As I left the gas station, I realized that I had ridden this road before! In my failed attempt at the end of August I had ended up re-routing myself on-the-fly through the Ozarks and apparently I had taken the highway through Kingston but coming from the north instead of the south. But at this point, my current route merged with that one. So I knew that I had a very steep climb ahead of me. I was still warm, though, and just happy to be riding in such a beautiful area with the sun setting. By the very top of the climb, I made it to the tiny church with a view of all the fall colors in the trees aglow with the alpine glow from the setting sun.
After a steep descent down to the Buffalo National Scenic River valley, the sun had disappeared behind the mountain I had just come down. It was still light enough to see without a light and as I rode up through the valley, I saw a bunch of cars ahead and several people out with professional-looking cameras. I wondered what they were looking at, and there was a herd of elk grazing on the far side of the valley from the road.
The sun had completely set by this point so I started looking for Comet A3. I found Venus and even Arcturus, the first bright start to the right of Venus, with the comet supposedly about halfway between them. No signs of the comet and as the sky got darker and I finally made it up the long Cat 2 climb out of the valley, my route turned almost due east away from the comet in the west/southwest.
I climbed up through a small town and thought about putting on warmer clothes, but I didn’t want to sweat with a long descent down into a presumably very cold valley for the last part of my ride. After I made it through that town, I happened to look back and lo and behold there was the comet very easily visible (and BRIGHT) behind me. I stopped in the middle of the road (it was deserted) and took a few pics and sent them off to the family as we all had been trying to find the comet.

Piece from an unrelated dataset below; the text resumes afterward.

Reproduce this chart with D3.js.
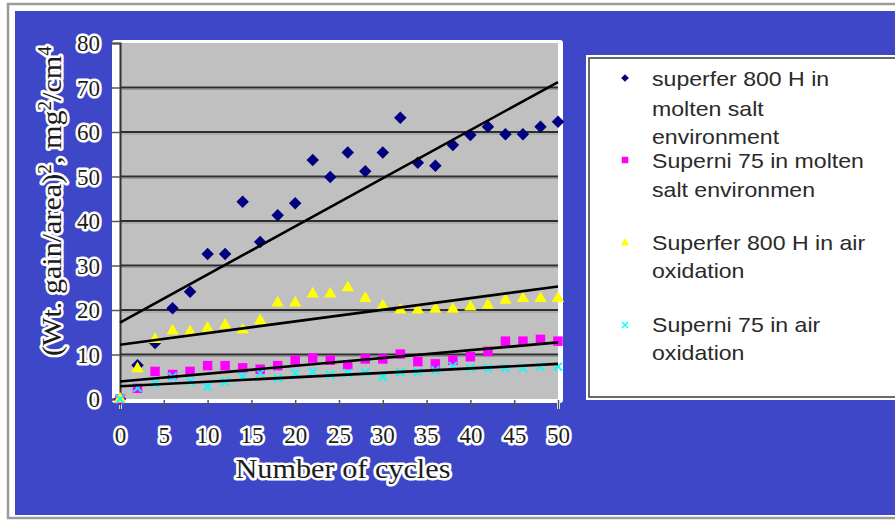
<!DOCTYPE html>
<html>
<head>
<meta charset="utf-8">
<script src="https://cdn.jsdelivr.net/npm/d3@7"></script>
<style>
	html, body { margin: 0; padding: 0; background: #fff; }
	svg { display: block; }
</style>
</head>
<body>
<div id="chart"></div>
<script>
// cycles measured (every 2 cycles)
const cycles = [0, 2, 4, 6, 8, 10, 12, 14, 16, 18, 20, 22, 24, 26, 28, 30, 32, 34, 36, 38, 40, 42, 44, 46, 48, 50];

// (Wt. gain/area)^2 values
const superferSalt = [0, 7.6, 12.6, 20.4, 24.1, 32.6, 32.6, 44.3, 35.3, 41.3, 44.0, 53.7, 49.9, 55.4, 51.2, 55.4, 63.2, 53.1, 52.4, 57.1, 59.3, 61.2, 59.5, 59.5, 61.2, 62.3];
const superniSalt = [0, 2.4, 6.2, 5.5, 6.2, 7.5, 7.5, 7.0, 6.7, 7.5, 8.7, 9.2, 8.7, 7.7, 9.0, 9.0, 10.1, 8.4, 7.9, 8.7, 9.5, 10.7, 13.0, 13.0, 13.4, 13.0];
const superferAir = [0, 6.8, 13.4, 15.3, 15.1, 15.9, 16.6, 15.5, 17.6, 21.6, 21.6, 23.6, 23.6, 25.0, 22.6, 20.9, 20.0, 20.0, 20.2, 20.2, 20.7, 21.1, 22.2, 22.6, 22.6, 22.6];
const superniAir = [0, 2.5, 3.5, 5.0, 4.0, 2.8, 3.9, 5.0, 5.8, 4.7, 5.8, 6.1, 5.4, 5.8, 6.0, 5.0, 6.0, 6.1, 6.5, 7.4, 7.0, 6.9, 7.0, 7.0, 7.3, 7.3];

const yTicks = [0, 10, 20, 30, 40, 50, 60, 70, 80];
const xTicks = [0, 5, 10, 15, 20, 25, 30, 35, 40, 45, 50];

const legendLabels = [
	['superfer 800 H in', 'molten salt', 'environment'],
	['Superni 75 in molten', 'salt environmen'],
	['Superfer 800 H in air', 'oxidation'],
	['Superni 75 in air', 'oxidation']
];

(function() {
	const width = 895;
	const height = 521;
	const serif = '"Liberation Serif", "Times New Roman", serif';
	const sans = '"Liberation Sans", Arial, sans-serif';

	const svg = d3.select('#chart')
		.append('svg')
		.attr('width', width)
		.attr('height', height);

	// outer frame + blue background
	svg.append('rect')
		.attr('x', 8).attr('y', 4)
		.attr('width', 900).attr('height', 514)
		.attr('fill', '#fff')
		.attr('stroke', '#9a9a9a')
		.attr('stroke-width', 2.5);
	svg.append('rect')
		.attr('x', 15).attr('y', 11)
		.attr('width', 890).attr('height', 504)
		.attr('fill', '#3f47c9');

	const x = d3.scaleLinear().domain([0, 50]).range([120, 558]);
	const y = d3.scaleLinear().domain([0, 80]).range([399, 43]);

	/**
	 * white halo text style
	 */
	function halo(sel, size) {
		sel.attr('font-family', serif)
			.attr('font-size', size)
			.attr('fill', '#1c1c1c')
			.attr('stroke', '#fff')
			.attr('stroke-width', 5)
			.attr('stroke-linejoin', 'round')
			.attr('paint-order', 'stroke');
	}

	/**
	 * widen text a little (the picture is slightly stretched horizontally)
	 */
	function stretch(sel, k) {
		sel.each(function() {
			const w = this.getComputedTextLength();
			d3.select(this)
				.attr('textLength', w * k)
				.attr('lengthAdjust', 'spacingAndGlyphs');
		});
	}

	// plot area
	svg.append('rect')
		.attr('x', 112).attr('y', 40)
		.attr('width', 451).attr('height', 363)
		.attr('rx', 3)
		.attr('fill', '#fff');
	svg.append('rect')
		.attr('x', x(0)).attr('y', y(80))
		.attr('width', x(50) - x(0)).attr('height', y(0) - y(80) + 1)
		.attr('fill', '#c0c0c0');

	// gridlines
	const grid = svg.append('g').attr('class', 'grid');
	grid.selectAll('line.dark')
		.data(yTicks.filter(d => d > 0 && d < 80))
		.enter().append('line')
		.attr('class', 'dark')
		.attr('x1', x(0)).attr('x2', x(50))
		.attr('y1', d => y(d)).attr('y2', d => y(d))
		.attr('stroke', '#2e2e2e')
		.attr('stroke-width', 2.2);
	grid.selectAll('line.light')
		.data(yTicks.filter(d => d > 0 && d < 80))
		.enter().append('line')
		.attr('class', 'light')
		.attr('x1', x(0)).attr('x2', x(50))
		.attr('y1', d => y(d) + 2).attr('y2', d => y(d) + 2)
		.attr('stroke', '#9a9a9a')
		.attr('stroke-width', 1);

	// axes
	const yAxis = svg.append('g')
		.attr('transform', `translate(${x(0)},0)`)
		.call(d3.axisLeft(y).tickValues(yTicks).tickSize(8).tickPadding(12));
	yAxis.select('.domain').attr('stroke', '#333').attr('stroke-width', 2);
	yAxis.selectAll('.tick line').attr('stroke', '#555').attr('stroke-width', 1.5);
	yAxis.selectAll('.tick text')
		.call(halo, 23)
		.attr('dy', '0.34em');

	const xAxis = svg.append('g')
		.attr('transform', `translate(0,${y(0) + 1})`)
		.call(d3.axisBottom(x).tickValues(xTicks).tickSize(9).tickPadding(0));
	xAxis.select('.domain').attr('stroke', '#fff').attr('stroke-width', 3);
	xAxis.selectAll('.tick line').attr('stroke', '#555').attr('stroke-width', 1.5);
	xAxis.selectAll('.tick text')
		.call(halo, 23)
		.attr('y', 43)
		.attr('dy', 0);

	// axis titles
	svg.append('text')
		.attr('x', 343)
		.attr('y', 478)
		.attr('text-anchor', 'middle')
		.call(halo, 27)
		.text('Number of cycles')
		.call(stretch, 1.12);

	const yTitle = svg.append('text')
		.attr('transform', 'translate(61,201) rotate(-90)')
		.attr('text-anchor', 'middle')
		.call(halo, 28);
	yTitle.append('tspan').text('(Wt. gain/area)');
	yTitle.append('tspan').attr('dy', -10).attr('font-size', 18).text('2');
	yTitle.append('tspan').attr('dy', 10).text(', mg');
	yTitle.append('tspan').attr('dy', -10).attr('font-size', 18).text('2');
	yTitle.append('tspan').attr('dy', 10).text('/cm');
	yTitle.append('tspan').attr('dy', -10).attr('font-size', 18).text('4');
	yTitle.attr('textLength', 310).attr('lengthAdjust', 'spacingAndGlyphs');

	// markers
	const diamond = d3.symbol().type(d3.symbolSquare).size(78)();
	const square = d3.symbol().type(d3.symbolSquare).size(90)();
	const triangle = d3.symbol().type(d3.symbolTriangle).size(66)();
	const cross = 'M-4,-4L4,4M-4,4L4,-4';

	const series = [
		{values: superferSalt, path: diamond, rotate: 45, fill: '#000080', stroke: 'none'},
		{values: superniSalt, path: square, rotate: 0, fill: '#ff00ff', stroke: 'none'},
		{values: superferAir, path: triangle, rotate: 0, fill: '#ffff00', stroke: 'none'},
		{values: superniAir, path: cross, rotate: 0, fill: 'none', stroke: '#00ffff'}
	];

	series.forEach(s => {
		svg.append('g')
			.selectAll('path')
			.data(cycles.map((c, i) => [c, s.values[i]]))
			.enter().append('path')
			.attr('d', s.path)
			.attr('transform', d => `translate(${x(d[0])},${y(d[1])}) rotate(${s.rotate})`)
			.attr('fill', s.fill)
			.attr('stroke', s.stroke)
			.attr('stroke-width', 1.8);
	});

	// linear trendlines
	series.forEach(s => {
		const mx = d3.mean(cycles);
		const my = d3.mean(s.values);
		const sxy = d3.sum(cycles, (c, i) => (c - mx) * (s.values[i] - my));
		const sxx = d3.sum(cycles, c => (c - mx) * (c - mx));
		const b = sxy / sxx;
		const a = my - b * mx;
		svg.append('line')
			.attr('x1', x(0)).attr('y1', y(a))
			.attr('x2', x(50)).attr('y2', y(a + b * 50))
			.attr('stroke', '#000')
			.attr('stroke-width', 2.6);
	});

	// legend
	svg.append('rect')
		.attr('x', 586).attr('y', 55)
		.attr('width', 320).attr('height', 345)
		.attr('fill', '#fff');
	svg.append('rect')
		.attr('x', 589).attr('y', 58)
		.attr('width', 320).attr('height', 339)
		.attr('fill', '#fff')
		.attr('stroke', '#444')
		.attr('stroke-width', 1.6);

	const legendMarkY = [78, 160, 243, 325];
	const legendLineY = [[86, 116, 144], [168, 197], [250, 278], [332, 360]];
	const legendMarks = [
		{path: d3.symbol().type(d3.symbolSquare).size(30)(), rotate: 45, fill: '#000080', stroke: 'none'},
		{path: d3.symbol().type(d3.symbolSquare).size(42)(), rotate: 0, fill: '#ff00ff', stroke: 'none'},
		{path: d3.symbol().type(d3.symbolTriangle).size(30)(), rotate: 0, fill: '#ffff00', stroke: 'none'},
		{path: 'M-3,-3L3,3M-3,3L3,-3', rotate: 0, fill: 'none', stroke: '#00ffff'}
	];

	legendLabels.forEach((lines, i) => {
		const m = legendMarks[i];
		svg.append('path')
			.attr('d', m.path)
			.attr('transform', `translate(625,${legendMarkY[i]}) rotate(${m.rotate})`)
			.attr('fill', m.fill)
			.attr('stroke', m.stroke)
			.attr('stroke-width', 1.4);

		lines.forEach((t, j) => {
			svg.append('text')
				.attr('x', 652)
				.attr('y', legendLineY[i][j])
				.attr('font-family', sans)
				.attr('font-size', 21)
				.attr('fill', '#2a2a2a')
				.text(t)
				.call(stretch, 1.1);
		});
	});
}());
</script>
</body>
</html>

After getting some good pics of the comment, I continued across the top of the long ridge/mesa waiting as long as possible to put on my arm warmers and leg warmers for the descent. Right before the drop-off was a small driveway where I could set my bike and get my clothes out of my backpack. After a quick stop, I had everything I had brought with me on. And I needed it, temps were way down in the low 40s as I bombed down the fast descent into the town of Harrison.
I had never heard of Harrison, but it was pretty big on the map. There was a large river going through town and I saw (and ignored) some detour signs and continued following my route. Well, the bridge I was supposed to take was under construction and spans of it were just gone. So I had to turn around and find another crossing of river.
A few minutes later I was back on course on US Highway 65 which is the road I started on. I knew that I wasn’t going to stay on it the entire 35 miles back to Marshall because I was going to veer north to cross over into my final county of Arkansas. I was starting to get a bit sleepy as time crept towards midnight.
I did snap this pic of the Marion County border as I crossed back into Searcy County a few miles before making it back down to US Hwy 65 where my car awaited for me about 20 miles farther along US Hwy 65 in Marshall. Traffic was very light but as this was the main highway to get back down to Little Rock, I had 18 wheeler trucks passing me every 20 minutes or so. The shoulder was great and rideable so I would swing over into the shoulder to let the truck pass before swinging back out into the road.
It was about 15 minutes past midnight by the time I made it back to the car. I had started at 11:45PM just over 48 hours earlier … so I arrived back to a deserted small town and my car all alone in the parking lot of the grocery store just as it had been 2 days and 560 miles earlier.